Jimmy Mutuku Kiamba was a Nairobi County’s chief finance officer when Evans Kidero was the Governor. In 2015, Jimmy Kiamba appeared before the anti-graft agency for questioning over financial dealings at City Hall. This was after the then Nairobi Senator Mike Sonko submitted an alleged corruption dossier to EACC ans demanded action against county chiefs including Governor Evans Kidero over what he termed as “corrupt dealings at City Hall.”
The EACC believed that Mr Kiamba stole public funds from City Hall after depositing more than Sh400 million between January and November 2014 despite earning a monthly salary of Sh85,000 as City Hall CFO. Between August 2009 and February 2015 his net salary was Sh5.8 million while rental flats in Athi River fetched him Sh2.7 million monthly. Evidence showed that he used several people at City Hall to make deposits in his accounts including Joseph Njoroge, his driver.

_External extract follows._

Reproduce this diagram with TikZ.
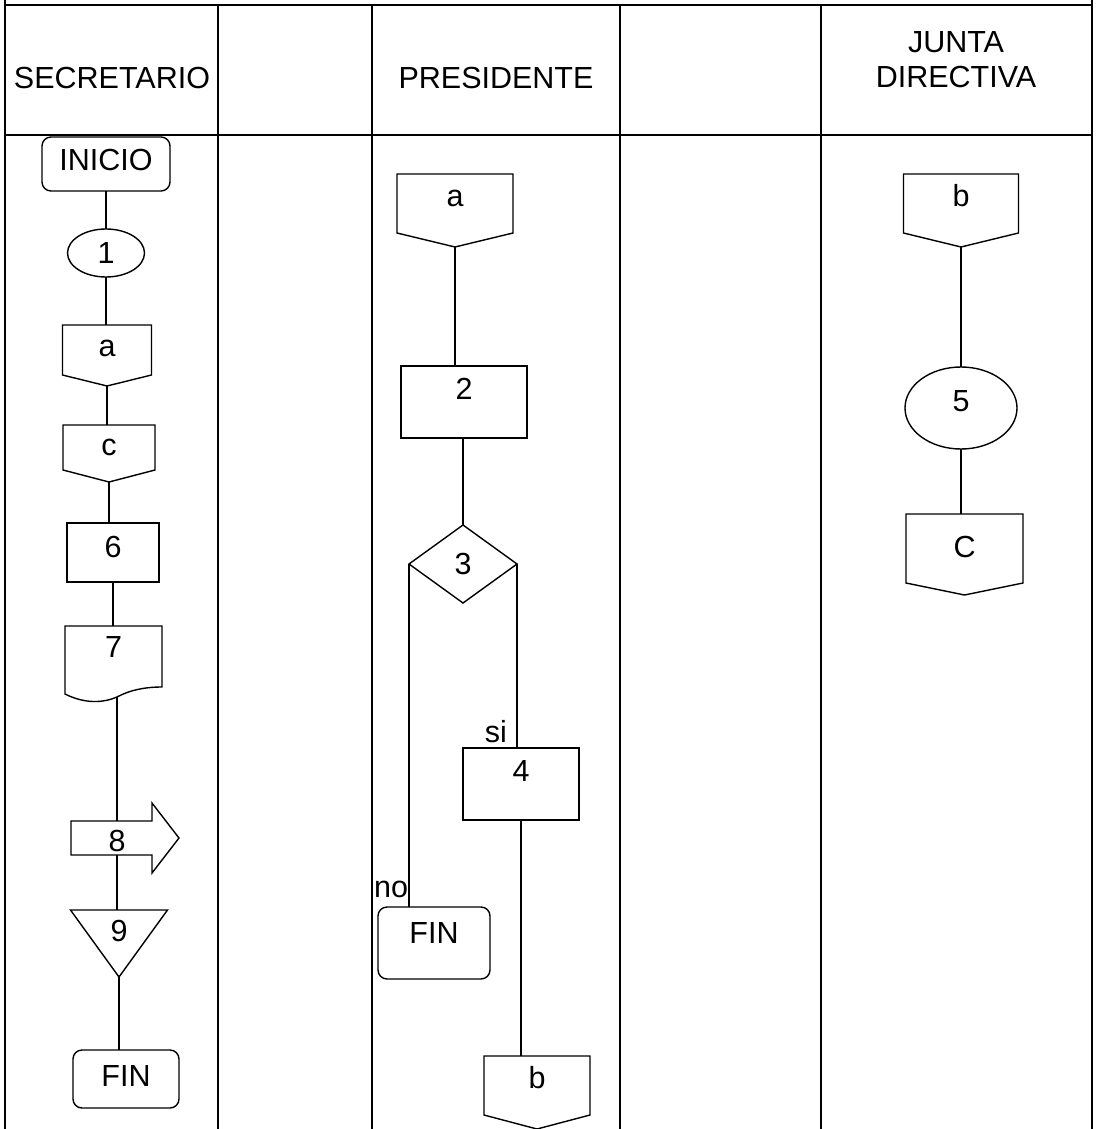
\documentclass[tikz,border=0pt]{standalone}
\usepackage{fontspec}
\setmainfont{Liberation Sans}
\usetikzlibrary{shapes.geometric}
\newcommand\drawoffpage[2]{\draw[shp] (#1.north west) -- (#1.north east) -- ([yshift=#2]#1.south east) -- (#1.south) -- ([yshift=#2]#1.south west) -- cycle;}
\begin{document}
\begin{tikzpicture}[x=1pt,y=-1pt,
  every node/.style={font=\fontsize{30.5}{34}\selectfont, inner sep=0pt, outer sep=0pt},
  frame/.style={line width=2.2pt},
  shp/.style={draw, line width=1.4pt},
  conn/.style={line width=1.4pt},
  procbox/.style={shp, rectangle},
  termbox/.style={shp, rectangle, rounded corners=9pt},
  holder/.style={rectangle},
  lbl/.style={font=\fontsize{30.5}{34}\selectfont},
]
\useasboundingbox (0,0) rectangle (1101,1129);

% ---- table frame ----
\draw[frame] (5,0) -- (5,1129);
\draw[frame] (1092,0) -- (1092,1129);
\draw[frame] (5,5) -- (1092,5);
\draw[frame] (5,135) -- (1092,135);
\foreach \xx in {218,372,620,821} \draw[frame] (\xx,5) -- (\xx,1129);

% ---- headers ----
\node[anchor=base] (hsec) at (112,89) {SECRETARIO};
\node[anchor=base] (hpre) at (496,89) {PRESIDENTE};
\node[anchor=base] (hjun) at (956,53) {JUNTA};
\node[anchor=base] (hdir) at (956,88) {DIRECTIVA};

% ---- SECRETARIO lane ----
\node[termbox, minimum width=128pt, text height=33pt, text depth=21pt, anchor=north] (ini) at (106,137) {INICIO};
\node[shp, ellipse, minimum width=77pt, minimum height=48pt] (e1) at (106,253) {1};
\node[holder, minimum width=89pt, text height=31pt, text depth=30pt, anchor=north] (sa) at (107,325) {a};
\drawoffpage{sa}{11pt}
\node[holder, minimum width=92pt, text height=30pt, text depth=27pt, anchor=north] (sc) at (109,425) {c};
\drawoffpage{sc}{12pt}
\node[procbox, minimum width=92pt, text height=34pt, text depth=25pt, anchor=north] (b6) at (113,523) {6};
\node[holder, minimum width=97pt, text height=31pt, text depth=40pt, anchor=north] (d7) at (113.5,626) {7};
\draw[shp] (d7.north west) -- (d7.north east) -- ([yshift=10pt]d7.south east)
  .. controls ([xshift=-17pt,yshift=10pt]d7.south east) and ([xshift=-32pt,yshift=7pt]d7.south east) .. ([xshift=-45pt]d7.south east)
  .. controls ([xshift=-59pt,yshift=-6pt]d7.south east) and ([xshift=-77pt,yshift=-7pt]d7.south east) .. ([yshift=3pt]d7.south west)
  -- cycle;
\node[holder, minimum width=92pt, text height=30pt, text depth=4pt, anchor=north] (n8) at (117,821) {8};
\draw[shp] (n8.north west) -- ([xshift=-11pt]n8.north east) -- ([xshift=-11pt,yshift=18pt]n8.north east)
  -- ([xshift=16pt]n8.east) -- ([xshift=-11pt,yshift=-18pt]n8.south east) -- ([xshift=-11pt]n8.south east)
  -- (n8.south west) -- cycle;
\node[holder, minimum width=97pt, text height=31pt, text depth=36pt, anchor=north] (t9) at (119,910) {9};
\draw[shp] (t9.north west) -- (t9.north east) -- (t9.south) -- cycle;
\node[termbox, minimum width=106pt, text height=36pt, text depth=22pt, anchor=north] (fin1) at (126,1050) {FIN};

\draw[conn] (ini) -- (e1);
\draw[conn] (e1.south) -- (e1.south |- sa.north);
\draw[conn] (sa.south) -- (sa.south |- sc.north);
\draw[conn] (sc.south) -- (sc.south |- b6.north);
\draw[conn] (b6.south) -- (b6.south |- d7.north);
\draw[conn] (d7.south -| n8.north) -- (n8.north);
\draw[conn] (n8.south) -- (n8.south |- t9.north);
\draw[conn] (t9.south) -- (t9.south |- fin1.north);

% ---- PRESIDENTE lane ----
\node[holder, minimum width=116pt, text height=32pt, text depth=41pt, anchor=north] (pa) at (455,174) {a};
\drawoffpage{pa}{14pt}
\node[procbox, minimum width=126pt, text height=33pt, text depth=39pt, anchor=north] (b2) at (464,366) {2};
\node[shp, diamond, minimum width=108pt, minimum height=78pt] (d3) at (463,564) {3};
\node[procbox, minimum width=116pt, text height=33pt, text depth=39pt, anchor=north] (b4) at (521,748) {4};
\node[termbox, minimum width=112pt, text height=36pt, text depth=36pt, anchor=north] (fin2) at (434,907) {FIN};
\node[holder, minimum width=106pt, text height=32pt, text depth=41pt, anchor=north] (pb) at (537,1056) {b};
\drawoffpage{pb}{14pt}

\draw[conn] (pa.south) -- (pa.south |- b2.north);
\draw[conn] (d3.north |- b2.south) -- (d3.north);
\draw[conn] (d3.east) -- (d3.east |- b4.north) node[lbl, anchor=base east, xshift=-10pt, yshift=6pt] {si};
\draw[conn] (d3.west) -- (d3.west |- fin2.north) node[lbl, anchor=base east, xshift=-1pt, yshift=10pt] {no};
\draw[conn] (b4.south) -- (b4.south |- pb.north);

% ---- JUNTA DIRECTIVA lane ----
\node[holder, minimum width=115pt, text height=32pt, text depth=41pt, anchor=north] (jb) at (961,174) {b};
\drawoffpage{jb}{14pt}
\node[shp, ellipse, minimum width=112pt, minimum height=82pt, text height=22pt, text depth=14.5pt] (e5) at (961,408) {5};
\node[holder, minimum width=117pt, text height=43pt, text depth=38pt, anchor=north] (jc) at (964.5,514) {C};
\drawoffpage{jc}{12pt}

\draw[conn] (jb.south) -- (jb.south |- e5.north);
\draw[conn] (e5.south) -- (e5.south |- jc.north);
\end{tikzpicture}
\end{document}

The anti-graft body obtained bank statements for the accounts and compared the amounts deposited and his salary. The commission also noted huge inter-account transfers.
He was the third officer in Kideros administration to be questioned by the Ethics and Anti-Corruption Commission after his deputy Steve Osiro and County Secretary and Head of Public Service Lillian Ndegwa appeared before the team on Thursday.
In July 2019, the Former City Hall Chief Finance Officer Jimmy Kiamba was dealt a blow when a court ordered him to pay the government Sh282 million.
Justice Hedwig Ong’udi also ordered Mr Kiamba to pay an additional Sh35 million to the government, failure to which he will forfeit his house in Runda Water Estate, Nairobi.
Justice Ong’udi ruled that the Ethics and Anti-Corruption Commission (EACC) had established that Mr Kiamba’s six cash deposits totalling Sh317,648,604 constitute unexplained assets.
Mr. Kiamba, who served during Governor Evans Kidero’s administration, had explained that the deposits were from revenue derived from the sale of cattle, farming wheat and maize, a transport and quarry business and sale of some property but the court was not convinced.
The judge, however, said that it was impossible to know how much had been injected in the transport business and therefore the house, which he allegedly bought at Sh35 million, fell under the category of unexplained assets.